Data extract:

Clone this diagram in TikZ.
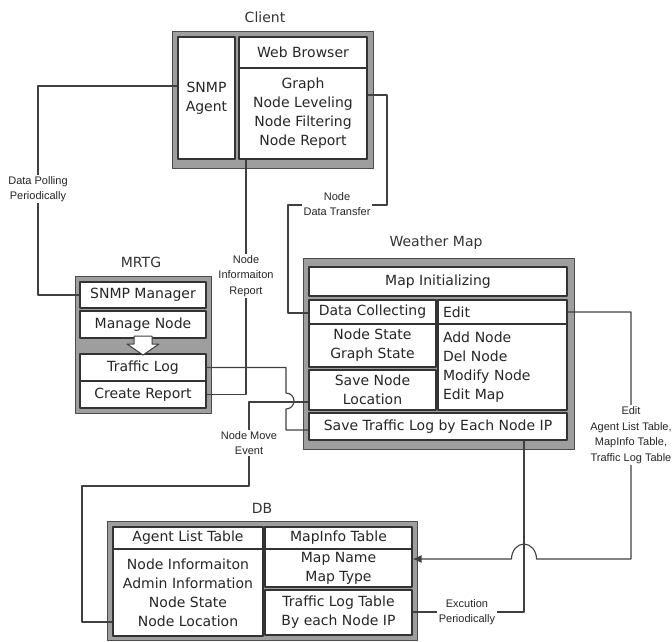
\documentclass[tikz,border=0pt]{standalone}
\usepackage{fontspec}
\setmainfont{DejaVu Sans}
\newfontfamily\lblfont{Liberation Sans}
\usetikzlibrary{positioning,arrows.meta}

\begin{document}
\begin{tikzpicture}[x=1pt,y=-1pt,line join=round,>={Latex[length=9pt,width=8pt]},
  every node/.style={inner sep=0pt},
  frame/.style={draw=black!70,fill=black!38,line width=1pt},
  cell/.style={draw=black!80,fill=white,line width=1.2pt,align=center,text=black!85,font=\fontsize{14}{19}\selectfont},
  lcell/.style={cell,align=left,text width=119pt,inner xsep=5pt},
  title/.style={text=black!80,font=\fontsize{14}{17}\selectfont},
  link/.style={draw=black!75,line width=1.1pt},
  lbl/.style={fill=white,inner sep=1.5pt,align=center,text=black!85,font=\lblfont\fontsize{11}{15.5}\selectfont}]
  \useasboundingbox (0,0) rectangle (672,641);

  % frames
  \node[frame,minimum width=201pt,minimum height=137pt] (client) at (272.5,99.5) {};
  \node[frame,minimum width=136pt,minimum height=137pt] (mrtg) at (143,344.5) {};
  \node[frame,minimum width=271pt,minimum height=191pt] (wm) at (438.5,353.5) {};
  \node[frame,minimum width=310pt,minimum height=119pt] (db) at (262,580.5) {};
  \node[title] (clientttl) at (265,17) {Client};
  \node[title] (mrtgttl) at (141,262) {MRTG};
  \node[title] (wmttl) at (436,243) {Weather Map};
  \node[title] (dbttl) at (262,508) {DB};

  % Client
  \node[cell,minimum width=57pt,minimum height=122pt] (agent) at (206.5,98) {SNMP\\Agent};
  \node[cell,minimum width=128pt,minimum height=31pt] (browser) at (303,52.5) {Web Browser};
  \node[cell,minimum width=128pt,minimum height=91pt] (graph) at (303,113.5) {Graph\\Node Leveling\\Node Filtering\\Node Report};

  % MRTG
  \node[cell,minimum width=126pt,minimum height=26pt] (snmpmgr) at (143,295) {SNMP Manager};
  \node[cell,minimum width=126pt,minimum height=27pt] (managenode) at (143,324.5) {Manage Node};
  \node[cell,minimum width=126pt,minimum height=27pt] (trafficlog) at (143,367.5) {Traffic Log};
  \node[cell,minimum width=126pt,minimum height=27pt] (report) at (143,394.5) {Create Report};
  \draw[draw=black!75,fill=white,line width=1pt] (134,336) -- (152,336) -- (152,344) -- (159,344)
    -- (143,355) -- (127,344) -- (134,344) -- cycle;

  % Weather Map
  \node[cell,minimum width=258pt,minimum height=29pt] (mapinit) at (438,281.5) {Map Initializing};
  \node[cell,minimum width=127pt,minimum height=24pt] (collect) at (372.5,312) {Data Collecting};
  \node[cell,minimum width=127pt,minimum height=43pt] (state) at (372.5,345.5) {Node State\\Graph State};
  \node[cell,minimum width=127pt,minimum height=40pt] (savenode) at (372.5,390) {Save Node\\Location};
  \node[lcell,minimum height=24pt] (edit) at (502.5,312) {Edit};
  \node[lcell,minimum height=86pt] (editlist) at (502.5,367) {Add Node\\Del Node\\Modify Node\\Edit Map};
  \node[cell,minimum width=258pt,minimum height=27pt] (savetraffic) at (438,426.5) {Save Traffic Log by Each Node IP};

  % DB
  \node[cell,minimum width=150pt,minimum height=22pt] (agentlist) at (188,538) {Agent List Table};
  \node[cell,minimum width=150pt,minimum height=87pt] (nodeinfo) at (188,592.5) {Node Informaiton\\Admin Information\\Node State\\Node Location};
  \node[cell,minimum width=147pt,minimum height=22pt] (mapinfo) at (338.5,538) {MapInfo Table};
  \node[cell,minimum width=147pt,minimum height=38pt] (mapname) at (338.5,568) {Map Name\\Map Type};
  \node[cell,minimum width=147pt,minimum height=45pt] (trafftable) at (338.5,612.5) {Traffic Log Table\\By each Node IP};

  % connectors
  \draw[link] (agent.west |- 0,86) -| (38,295) -- (snmpmgr.west);
  \draw[link] (graph.east |- 0,95) -| (387,205) -| (288,313) -- (collect.west |- 0,313);
  \draw[link] (report.east) -| (graph.south -| 246,0);
  \draw[link] (trafficlog.east) -- (286,367.5) -- (286,393) arc[start angle=-90,end angle=90,radius=8]
    |- (savetraffic.west |- 0,430);
  \draw[link] (savenode.west |- 0,402) -| (249,486) -| (82,622) -- (nodeinfo.west |- 0,622);
  \draw[link] (trafftable.east |- 0,612) -| (savetraffic.south -| 524,0);
  \draw[link,->] (edit.east) -| (631,559) -- (536.5,559) arc[start angle=0,end angle=-180,x radius=12.5,y radius=15]
    -- (mapname.east |- 0,559);
  \node[lbl] (polling) at (38,189) {Data Polling\\Periodically};
  \node[lbl] (transfer) at (337,204) {Node\\Data Transfer};
  \node[lbl] (inforeport) at (246,276) {Node\\Informaiton\\Report};
  \node[lbl] (moveevent) at (249,443) {Node Move\\Event};
  \node[lbl] (editlbl) at (631,435) {Edit\\Agent List Table,\\MapInfo Table,\\Traffic Log Table};
  \node[lbl] (excution) at (467,612) {Excution\\Periodically};
\end{tikzpicture}
\end{document}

Requirements: Restate the whole of the material word for word without the pictures.

Response for this exercise:
Clone this diagram in TikZ.
\documentclass[tikz,border=0pt]{standalone}
\usepackage{fontspec}
\setmainfont{DejaVu Sans}
\newfontfamily\lblfont{Liberation Sans}
\usetikzlibrary{positioning,arrows.meta}

\begin{document}
\begin{tikzpicture}[x=1pt,y=-1pt,line join=round,>={Latex[length=9pt,width=8pt]},
  every node/.style={inner sep=0pt},
  frame/.style={draw=black!70,fill=black!38,line width=1pt},
  cell/.style={draw=black!80,fill=white,line width=1.2pt,align=center,text=black!85,font=\fontsize{14}{19}\selectfont},
  lcell/.style={cell,align=left,text width=119pt,inner xsep=5pt},
  title/.style={text=black!80,font=\fontsize{14}{17}\selectfont},
  link/.style={draw=black!75,line width=1.1pt},
  lbl/.style={fill=white,inner sep=1.5pt,align=center,text=black!85,font=\lblfont\fontsize{11}{15.5}\selectfont}]
  \useasboundingbox (0,0) rectangle (672,641);

  % frames
  \node[frame,minimum width=201pt,minimum height=137pt] (client) at (272.5,99.5) {};
  \node[frame,minimum width=136pt,minimum height=137pt] (mrtg) at (143,344.5) {};
  \node[frame,minimum width=271pt,minimum height=191pt] (wm) at (438.5,353.5) {};
  \node[frame,minimum width=310pt,minimum height=119pt] (db) at (262,580.5) {};
  \node[title] (clientttl) at (265,17) {Client};
  \node[title] (mrtgttl) at (141,262) {MRTG};
  \node[title] (wmttl) at (436,243) {Weather Map};
  \node[title] (dbttl) at (262,508) {DB};

  % Client
  \node[cell,minimum width=57pt,minimum height=122pt] (agent) at (206.5,98) {SNMP\\Agent};
  \node[cell,minimum width=128pt,minimum height=31pt] (browser) at (303,52.5) {Web Browser};
  \node[cell,minimum width=128pt,minimum height=91pt] (graph) at (303,113.5) {Graph\\Node Leveling\\Node Filtering\\Node Report};

  % MRTG
  \node[cell,minimum width=126pt,minimum height=26pt] (snmpmgr) at (143,295) {SNMP Manager};
  \node[cell,minimum width=126pt,minimum height=27pt] (managenode) at (143,324.5) {Manage Node};
  \node[cell,minimum width=126pt,minimum height=27pt] (trafficlog) at (143,367.5) {Traffic Log};
  \node[cell,minimum width=126pt,minimum height=27pt] (report) at (143,394.5) {Create Report};
  \draw[draw=black!75,fill=white,line width=1pt] (134,336) -- (152,336) -- (152,344) -- (159,344)
    -- (143,355) -- (127,344) -- (134,344) -- cycle;

  % Weather Map
  \node[cell,minimum width=258pt,minimum height=29pt] (mapinit) at (438,281.5) {Map Initializing};
  \node[cell,minimum width=127pt,minimum height=24pt] (collect) at (372.5,312) {Data Collecting};
  \node[cell,minimum width=127pt,minimum height=43pt] (state) at (372.5,345.5) {Node State\\Graph State};
  \node[cell,minimum width=127pt,minimum height=40pt] (savenode) at (372.5,390) {Save Node\\Location};
  \node[lcell,minimum height=24pt] (edit) at (502.5,312) {Edit};
  \node[lcell,minimum height=86pt] (editlist) at (502.5,367) {Add Node\\Del Node\\Modify Node\\Edit Map};
  \node[cell,minimum width=258pt,minimum height=27pt] (savetraffic) at (438,426.5) {Save Traffic Log by Each Node IP};

  % DB
  \node[cell,minimum width=150pt,minimum height=22pt] (agentlist) at (188,538) {Agent List Table};
  \node[cell,minimum width=150pt,minimum height=87pt] (nodeinfo) at (188,592.5) {Node Informaiton\\Admin Information\\Node State\\Node Location};
  \node[cell,minimum width=147pt,minimum height=22pt] (mapinfo) at (338.5,538) {MapInfo Table};
  \node[cell,minimum width=147pt,minimum height=38pt] (mapname) at (338.5,568) {Map Name\\Map Type};
  \node[cell,minimum width=147pt,minimum height=45pt] (trafftable) at (338.5,612.5) {Traffic Log Table\\By each Node IP};

  % connectors
  \draw[link] (agent.west |- 0,86) -| (38,295) -- (snmpmgr.west);
  \draw[link] (graph.east |- 0,95) -| (387,205) -| (288,313) -- (collect.west |- 0,313);
  \draw[link] (report.east) -| (graph.south -| 246,0);
  \draw[link] (trafficlog.east) -- (286,367.5) -- (286,393) arc[start angle=-90,end angle=90,radius=8]
    |- (savetraffic.west |- 0,430);
  \draw[link] (savenode.west |- 0,402) -| (249,486) -| (82,622) -- (nodeinfo.west |- 0,622);
  \draw[link] (trafftable.east |- 0,612) -| (savetraffic.south -| 524,0);
  \draw[link,->] (edit.east) -| (631,559) -- (536.5,559) arc[start angle=0,end angle=-180,x radius=12.5,y radius=15]
    -- (mapname.east |- 0,559);
  \node[lbl] (polling) at (38,189) {Data Polling\\Periodically};
  \node[lbl] (transfer) at (337,204) {Node\\Data Transfer};
  \node[lbl] (inforeport) at (246,276) {Node\\Informaiton\\Report};
  \node[lbl] (moveevent) at (249,443) {Node Move\\Event};
  \node[lbl] (editlbl) at (631,435) {Edit\\Agent List Table,\\MapInfo Table,\\Traffic Log Table};
  \node[lbl] (excution) at (467,612) {Excution\\Periodically};
\end{tikzpicture}
\end{document}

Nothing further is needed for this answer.